上述model的建立参考链接(https://github.com/mvirgo/MLND-Capstone)

三、改进网络的model

上述的网络model在车道线检测的时候效果并不稳定，所以对其进行了改进。
1.增加了网络的层数，修改了每层卷积核的个数。
2.受Unet网络的启发，采用并联跳跃结构将encoding的feature map 与 decoding的feature map进行连接，这样可以在进行分类预测时利用多层信息。
3.将UpSampling2D改为Conv2DTranspose实现上采样的过程，UpSampling2D直接采用原像素值进行填补不存在学习的过程，而Conv2DTranspose存在学习的过程，效果更好。
训练
改进后的网络model如下：

import numpy as np
import pickle
#import cv2
from sklearn.utils import shuffle
from sklearn.model_selection import train_test_split

# Import necessary items from Keras
from keras.models import Model
from keras.layers import Activation, Dropout, UpSampling2D, concatenate, Input
from keras.layers import Conv2DTranspose, Conv2D, MaxPooling2D
from keras.layers.normalization import BatchNormalization
from keras.preprocessing.image import ImageDataGenerator
from keras.utils import plot_model
from keras import regularizers

# Load training images
train_images = pickle.load(open("full_CNN_train.p", "rb" ))

# Load image labels
labels = pickle.load(open("full_CNN_labels.p", "rb" ))

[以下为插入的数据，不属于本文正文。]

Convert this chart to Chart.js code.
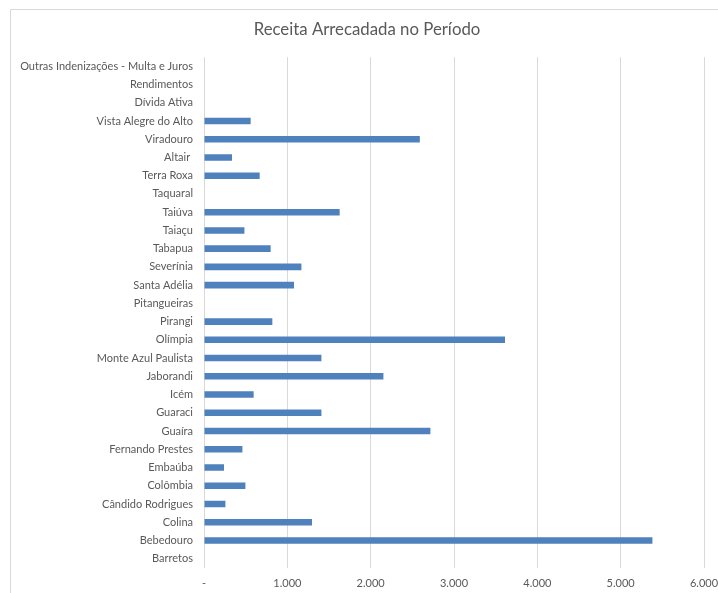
<!DOCTYPE html>
<html>
<head>
<meta charset="utf-8">
<script src="https://cdn.jsdelivr.net/npm/chart.js@4/dist/chart.umd.min.js"></script>
<style>
  html, body { margin: 0; padding: 0; background: #fff; }
  #wrap { width: 718px; height: 593px; position: relative; }
</style>
</head>
<body>
<div id="wrap"><canvas id="receitaChart" width="718" height="593"></canvas></div>
<script>
// categorias de cima para baixo, como no gráfico original
const categorias = [
  'Outras Indenizações - Multa e Juros', 'Rendimentos', 'Dívida Ativa',
  'Vista Alegre do Alto', 'Viradouro', 'Altair ', 'Terra Roxa', 'Taquaral',
  'Taiúva', 'Taiaçu', 'Tabapua', 'Severínia', 'Santa Adélia', 'Pitangueiras',
  'Pirangi', 'Olímpia', 'Monte Azul Paulista', 'Jaborandi', 'Icém', 'Guaraci',
  'Guaíra', 'Fernando Prestes', 'Embaúba', 'Colômbia', 'Cândido Rodrigues',
  'Colina', 'Bebedouro', 'Barretos'
];
const receita = [
  0, 0, 0,
  560, 2590, 336, 668, 0,
  1628, 485, 800, 1169, 1080, 0,
  820, 3612, 1409, 2153, 596, 1409,
  2717, 461, 240, 497, 257,
  1296, 5381, 0
];
const eixoMin = 0;
const eixoMax = 6000;
const eixoPasso = 1000;

const cinzaTexto = '#595959';
const cinzaLinha = '#d9d9d9';
const fonte = 'Lato, "Open Sans", sans-serif';

// moldura fina do gráfico (borda do Excel)
const moldura = {
  id: 'moldura',
  beforeDraw(chart) {
    const ctx = chart.ctx;
    ctx.save();
    ctx.strokeStyle = cinzaLinha;
    ctx.lineWidth = 1;
    ctx.beginPath();
    ctx.moveTo(10.5, chart.height);
    ctx.lineTo(10.5, 9.5);
    ctx.lineTo(chart.width, 9.5);
    ctx.stroke();
    ctx.restore();
  }
};

function formataMilhar(v) {
  if (v === 0) return '-';
  return v.toLocaleString('de-DE');
}

const ctx = document.getElementById('receitaChart').getContext('2d');
new Chart(ctx, {
  type: 'bar',
  data: {
    labels: categorias,
    datasets: [{
      label: 'Receita',
      data: receita,
      backgroundColor: '#4f81bd',
      borderWidth: 0,
      categoryPercentage: 1,
      barPercentage: 0.36
    }]
  },
  options: {
    indexAxis: 'y',
    responsive: false,
    animation: false,
    devicePixelRatio: 1,
    layout: { padding: { left: 16, right: 0, top: 0, bottom: -6 } },
    plugins: {
      legend: { display: false },
      tooltip: { enabled: false },
      title: {
        display: true,
        text: 'Receita Arrecadada no Período',
        color: cinzaTexto,
        font: { family: fonte, size: 16.8, weight: 'normal' },
        padding: { top: 20, bottom: 17 }
      }
    },
    scales: {
      x: {
        min: eixoMin,
        max: eixoMax,
        afterFit(scale) { scale.paddingRight = 14; },
        ticks: {
          stepSize: eixoPasso,
          color: cinzaTexto,
          font: { family: fonte, size: 11 },
          padding: 9,
          maxRotation: 0,
          callback: (v) => formataMilhar(v)
        },
        grid: { color: cinzaLinha, drawTicks: false },
        border: { display: false }
      },
      y: {
        afterFit(scale) { scale.width = 188; },
        ticks: {
          color: cinzaTexto,
          font: { family: fonte, size: 11 },
          padding: 11,
          autoSkip: false
        },
        grid: { display: false, drawTicks: false },
        border: { display: false }
      }
    }
  },
  plugins: [moldura]
});
</script>
</body>
</html>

# Make into arrays as the neural network wants these
train_images = np.array(train_images)
labels = np.array(labels)



# Normalize labels - training images get normalized to start in the network
labels = labels / 255

# Shuffle images along with their labels, then split into training/validation sets
train_images, labels = shuffle(train_images, labels)
# Test size may be 10% or 20%
X_train, X_val, y_train, y_val = train_test_split(train_images, labels, test_size=0.1)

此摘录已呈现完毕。